1. Concert hall makes a big noise
The Philharmonie de Paris, which serves primarily as a classical music concert hall, celebrated its fifth anniversary in January by announcing that it had received 1.6million visitors in 2019.
This represented its best ever year, though the figure includes not just concert-goers but also participants in educational activities and exhibition visitors.
It is the non-classical music gigs that keep the turnstiles moving, say bosses: “If I have a 100% classical music model, it goes round and round in circles,” said general manager Laurent Bayle. “You have to come up with new proposals around the concert hall.”
World music, jazz, pop and rock, as well as film-concerts are held at the venue, located in the Parc de la Villette and adjacent to the Cité de la Musique.
2. Musso still a must-read
According to a study of fiction sales by the GfK Institute, in 2019 the thriller writer Guillaume Musso was France’s most-read author for the ninth consecutive year.
The 45-year-old, Antibes-born literary phenomenon shifted 1.4million of his books in all formats last year.
His smash-hits were the paperback edition of La jeune fille et la nuit (The Young Girl and the Night) which sold 565,237, and his latest in hardback, La vie secrète des écrivains (The Secret Life of Writers) which sold a whopping 391,000 copies.
The ten best-selling authors alone account for 21% of the sales and turnover of French fiction.

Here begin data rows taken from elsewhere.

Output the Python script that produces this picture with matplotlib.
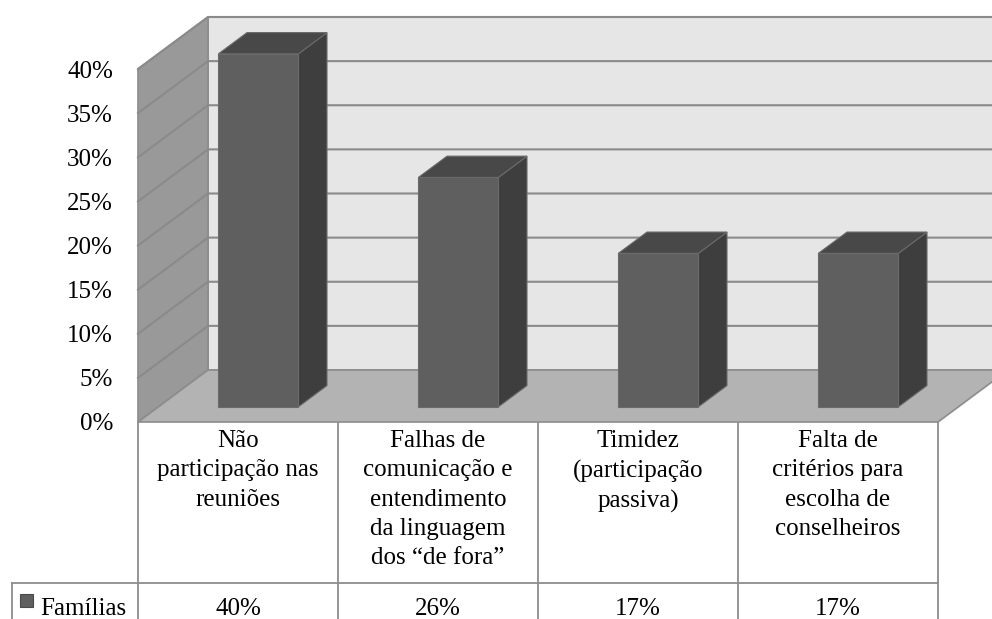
import matplotlib
matplotlib.use('Agg')

import numpy as np
import matplotlib.pyplot as plt
from matplotlib.patches import Polygon
from matplotlib.ticker import PercentFormatter
from matplotlib import transforms

plt.rcParams['font.family'] = ['Liberation Serif', 'DejaVu Serif']

# data
categories = [
    "Não\nparticipação nas\nreuniões",
    "Falhas de\ncomunicação e\nentendimento\nda linguagem\ndos \u201cde fora\u201d",
    "Timidez\n(participação\npassiva)",
    "Falta de\ncritérios para\nescolha de\nconselheiros",
]
familias = [0.40, 0.26, 0.174, 0.174]
series_name = "Famílias"
y_ticks = [0, 0.05, 0.10, 0.15, 0.20, 0.25, 0.30, 0.35, 0.40]

# layout (pixels)
W, H = 992, 619
PLOT_L, PLOT_R = 138, 938
FLOOR_Y, TOP_Y = 422, 69
DEPTH_PX = (70, 52)
ROW_Y = 583
LEG_L = 12

n = len(categories)
vmax = y_ticks[-1]
# depth offset in data units (category units, value units)
DX = DEPTH_PX[0] / ((PLOT_R - PLOT_L) / n)
DY = DEPTH_PX[1] / ((FLOOR_Y - TOP_Y) / vmax)

def P(x, v, f):
    return (x + DX * f, v + DY * f)

fig = plt.figure(figsize=(W / 100, H / 100), dpi=100)
bg = fig.add_axes([0, 0, 1, 1])
bg.set_xlim(0, W)
bg.set_ylim(H, 0)
bg.axis('off')

ax = fig.add_axes([PLOT_L / W, (H - FLOOR_Y) / H, (PLOT_R - PLOT_L) / W, (FLOOR_Y - TOP_Y) / H], zorder=2)
ax.set_xlim(0, n)
ax.set_ylim(0, vmax)
ax.patch.set_visible(False)
for s in ax.spines.values():
    s.set_visible(False)

wall_edge = '#8c8c8c'
# back wall
ax.add_patch(Polygon([P(0, 0, 1), P(n, 0, 1), P(n, vmax, 1), P(0, vmax, 1)],
                     closed=True, fc='#e6e6e6', ec=wall_edge, lw=1.2, clip_on=False, zorder=1))
# left wall
ax.add_patch(Polygon([P(0, 0, 0), P(0, 0, 1), P(0, vmax, 1), P(0, vmax, 0)],
                     closed=True, fc='#999999', ec=wall_edge, lw=1.2, clip_on=False, zorder=1))
# gridlines
for v in y_ticks[1:]:
    xs, ys = zip(P(0, v, 0), P(0, v, 1), P(n, v, 1))
    ax.plot(xs, ys, color='#8a8a8a', lw=1.5, clip_on=False, zorder=2)
# floor
ax.add_patch(Polygon([P(0, 0, 0), P(n, 0, 0), P(n, 0, 1), P(0, 0, 1)],
                     closed=True, fc='#b3b3b3', ec=wall_edge, lw=1.2, clip_on=False, zorder=3))

# bars
bw = 0.4
f0, f1 = 0.29, 0.70
for i, val in enumerate(familias):
    x0, x1 = i + 0.5 - bw / 2, i + 0.5 + bw / 2
    side = [P(x1, 0, f0), P(x1, 0, f1), P(x1, val, f1), P(x1, val, f0)]
    top = [P(x0, val, f0), P(x1, val, f0), P(x1, val, f1), P(x0, val, f1)]
    front = [P(x0, 0, f0), P(x1, 0, f0), P(x1, val, f0), P(x0, val, f0)]
    ax.add_patch(Polygon(side, closed=True, fc='#3e3e3e', ec='#6a6a6a', lw=0.8, clip_on=False, zorder=4))
    ax.add_patch(Polygon(top, closed=True, fc='#484848', ec='#6a6a6a', lw=0.8, clip_on=False, zorder=4))
    ax.add_patch(Polygon(front, closed=True, fc='#5f5f5f', ec='#6a6a6a', lw=0.8, clip_on=False, zorder=5))

# y axis labels
ax.set_xticks([])
ax.set_yticks(y_ticks)
ax.yaxis.set_major_formatter(PercentFormatter(1.0, decimals=0))
ax.tick_params(axis='y', length=0, pad=18, labelsize=18)

# data table
tr = transforms.blended_transform_factory(ax.transData, bg.transData)
line_kw = dict(color='#8c8c8c', lw=1.3, clip_on=False)
for i in range(n + 1):
    bg.plot([i, i], [FLOOR_Y, H], transform=tr, **line_kw)
bg.plot([LEG_L, PLOT_R], [ROW_Y, ROW_Y], **line_kw)
bg.plot([LEG_L, LEG_L], [ROW_Y, H], **line_kw)

for i, (cat, val) in enumerate(zip(categories, familias)):
    bg.text(i + 0.5, 430, cat, transform=tr, ha='center', va='top',
            fontsize=18, linespacing=1.43, color='black')
    bg.text(i + 0.5, 615, f"{val:.0%}", transform=tr, ha='center', va='baseline',
            fontsize=18, color='black')

# legend key
bg.add_patch(plt.Rectangle((20, 594), 13, 13, fc='#5f5f5f', ec='#4a4a4a', lw=0.8))
bg.text(40, 615, series_name, ha='left', va='baseline', fontsize=18, color='black')

fig.savefig('out.png', dpi=100, facecolor='white')
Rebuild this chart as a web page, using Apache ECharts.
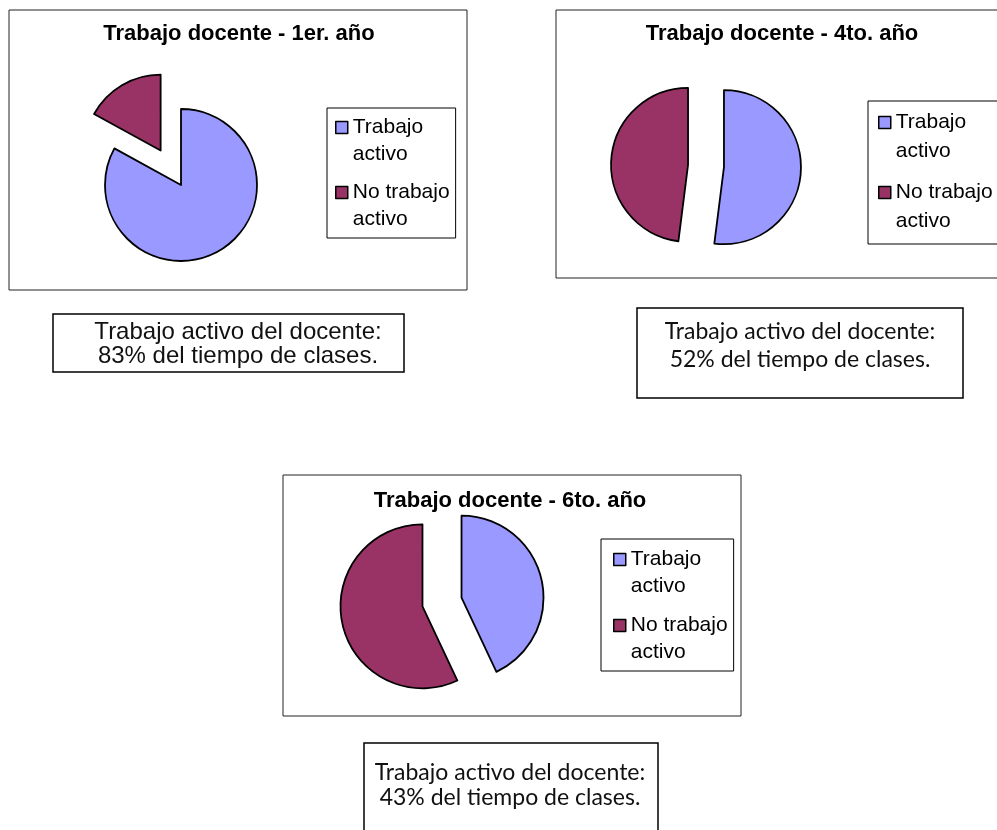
<!DOCTYPE html>
<html>
<head>
<meta charset="utf-8">
<title>Trabajo docente</title>
<script src="https://cdn.jsdelivr.net/npm/echarts@6/dist/echarts.min.js"></script>
<style>
  html, body { margin: 0; padding: 0; background: #fff; }
  #main { width: 997px; height: 830px; }
</style>
</head>
<body>
<div id="main"></div>
<script>
// datos de los tres graficos
var sliceNames = ['Trabajo activo', 'No trabajo activo'];
var chartTitles = ['Trabajo docente - 1er. año', 'Trabajo docente - 4to. año', 'Trabajo docente - 6to. año'];
var values1 = [83, 17];
var values4 = [52, 48];
var values6 = [43, 57];
var notes1 = ['Trabajo activo del docente:', '83% del tiempo de clases.'];
var notes4 = ['Trabajo activo del docente:', '52% del tiempo de clases.'];
var notes6 = ['Trabajo activo del docente:', '43% del tiempo de clases.'];

var arial = '"Liberation Sans", Arial, sans-serif';
var gothic = 'Lato, "Open Sans", sans-serif';

function pieData(values, exploded) {
  return values.map(function (v, i) {
    return { name: sliceNames[i], value: v, selected: exploded[i] };
  });
}

function pieSeries(center, r, offset, data) {
  return {
    type: 'pie',
    center: center,
    radius: r,
    startAngle: 90,
    clockwise: true,
    selectedMode: 'multiple',
    selectedOffset: offset,
    avoidLabelOverlap: false,
    animation: false,
    silent: true,
    label: { show: false },
    labelLine: { show: false },
    itemStyle: { borderColor: '#000', borderWidth: 1.8 },
    data: data
  };
}

// el icono lleva un punto extra abajo para que el cuadrado quede en la primera linea
function legendBox(left, top, lineH, gap, padding) {
  return {
    left: left,
    top: top,
    orient: 'vertical',
    data: sliceNames,
    icon: 'path://M0,0h12v12h-12zM0,' + (lineH + 12),
    itemWidth: 12,
    itemHeight: lineH + 12,
    itemGap: gap,
    selectedMode: false,
    backgroundColor: '#fff',
    borderColor: '#000',
    borderWidth: 1,
    borderRadius: 0,
    padding: padding,
    itemStyle: { borderColor: '#000', borderWidth: 1.5 },
    textStyle: { fontFamily: arial, fontSize: 21, lineHeight: lineH, color: '#000' },
    formatter: function (n) {
      var k = n.lastIndexOf(' ');
      return n.slice(0, k) + '\n' + n.slice(k + 1);
    }
  };
}

function titleAt(text, x, y) {
  return {
    text: text,
    left: x,
    top: y,
    textAlign: 'center',
    padding: 0,
    textStyle: { fontFamily: arial, fontSize: 22, fontWeight: 'bold', color: '#000' }
  };
}

function frame(x, y, w, h) {
  return {
    type: 'rect', z: 0,
    shape: { x: x, y: y, width: w, height: h },
    style: { fill: 'none', stroke: '#222', lineWidth: 1 }
  };
}

function noteBox(x, y, w, h, tx, ty, lines, family, size, lineH) {
  return {
    type: 'group',
    children: [
      { type: 'rect', shape: { x: x, y: y, width: w, height: h },
        style: { fill: '#fff', stroke: '#000', lineWidth: 1.5 } },
      { type: 'text',
        style: { text: lines.join('\n'), x: tx, y: ty, align: 'center', verticalAlign: 'middle',
                 fontFamily: family, fontSize: size, lineHeight: lineH, fill: '#111' } }
    ]
  };
}

var chart = echarts.init(document.getElementById('main'));
var option = {
  backgroundColor: '#fff',
  color: ['#9999FF', '#993366'],
  title: [
    titleAt(chartTitles[0], 239, 23),
    titleAt(chartTitles[1], 782, 23),
    titleAt(chartTitles[2], 510, 490)
  ],
  legend: [
    legendBox(327, 108, 27, 11, [6, 6, 5, 8]),
    legendBox(868, 101, 29, 12, [7, 30, 8, 10]),
    legendBox(601, 539, 27, 12, [7, 6, 5, 12])
  ],
  graphic: [
    frame(9, 10, 458, 280),
    frame(556, 10, 460, 268),
    frame(283, 475, 458, 241),
    noteBox(53, 314, 351, 58, 238, 344, notes1, arial, 24, 24),
    noteBox(637, 308, 326, 90, 800, 346, notes4, gothic, 23, 28),
    noteBox(364, 743, 294, 100, 510, 785, notes6, gothic, 23, 25)
  ],
  series: [
    pieSeries([181, 185], 76, 40, pieData(values1, [false, true])),
    pieSeries([706, 166], 77, 18, pieData(values4, [true, true])),
    pieSeries([442, 602], 82, 20, pieData(values6, [true, true]))
  ]
};
chart.setOption(option);
</script>
</body>
</html>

3. France selects Eurovision hope
Singer-songwriter Tom Leeb has been chosen to represent France at this year’s Eurovision Song Contest, to be held in Rotterdam, Holland on May 16.
You can watch the show live on France 2.
Leeb, who released his debut album, Recollection, last December, is the 30-year-old son of popular French comedian and singer Michel Leeb, who gained notoriety in the 1980s for his inappropriate impressions of African and Chinese people speaking French.
Leeb fils has appeared on TV screens, acting in Sous le soleil de Saint Tropez.
His musical style is described as blues-rock with pop elements thrown in.
Listen and watch here:
4. Paris a hit with cinéastes
On any given day, there are twenty film shoots taking place in Paris, says the council’s cinema delegate, Michel Gomez.
The statistic was revealed at an annual cinema convention, which sees French regions meet with producers to showcase their potential filming locations.
Mr Gomez said the number of filming days in Paris has been increasing over the last five years, with more than 5,000 work days carried out per year.
Among the reasons France is popular with film makers, he told France Infos, is “because France has attractive tax credit mechanisms put in place by the CNC (National Film Centre) which have put us completely back in the race for big foreign shoots.”
5. Centenary of ‘France’s Titanic’ disaster
2020 marks the centenary of the sinking of the SS Afrique, a liner which perished off the coast of Ile-de-Ré in on January 12, 1920 with the loss of 568 lives.
The sinking brought an horrific end to the ship’s 58th voyage to French colonial trading posts in Africa and represents France’s greatest maritime disaster – and yet it is a relatively little-known tragedy.
Even in the event’s aftermath it was not widely reported in France.
The liner, run by Compagnie des Chargeurs Réunis, was built at the Swan Hunter yard in Wallsend, Tyne and Wear.
It provided the link between Bordeaux and Dakar in Senegal and among the victims were nearly 200 Senegalese skirmishers.
Most of the victims are buried in the cemeteries on the Ile-de-Ré, the closest land to the shipwreck.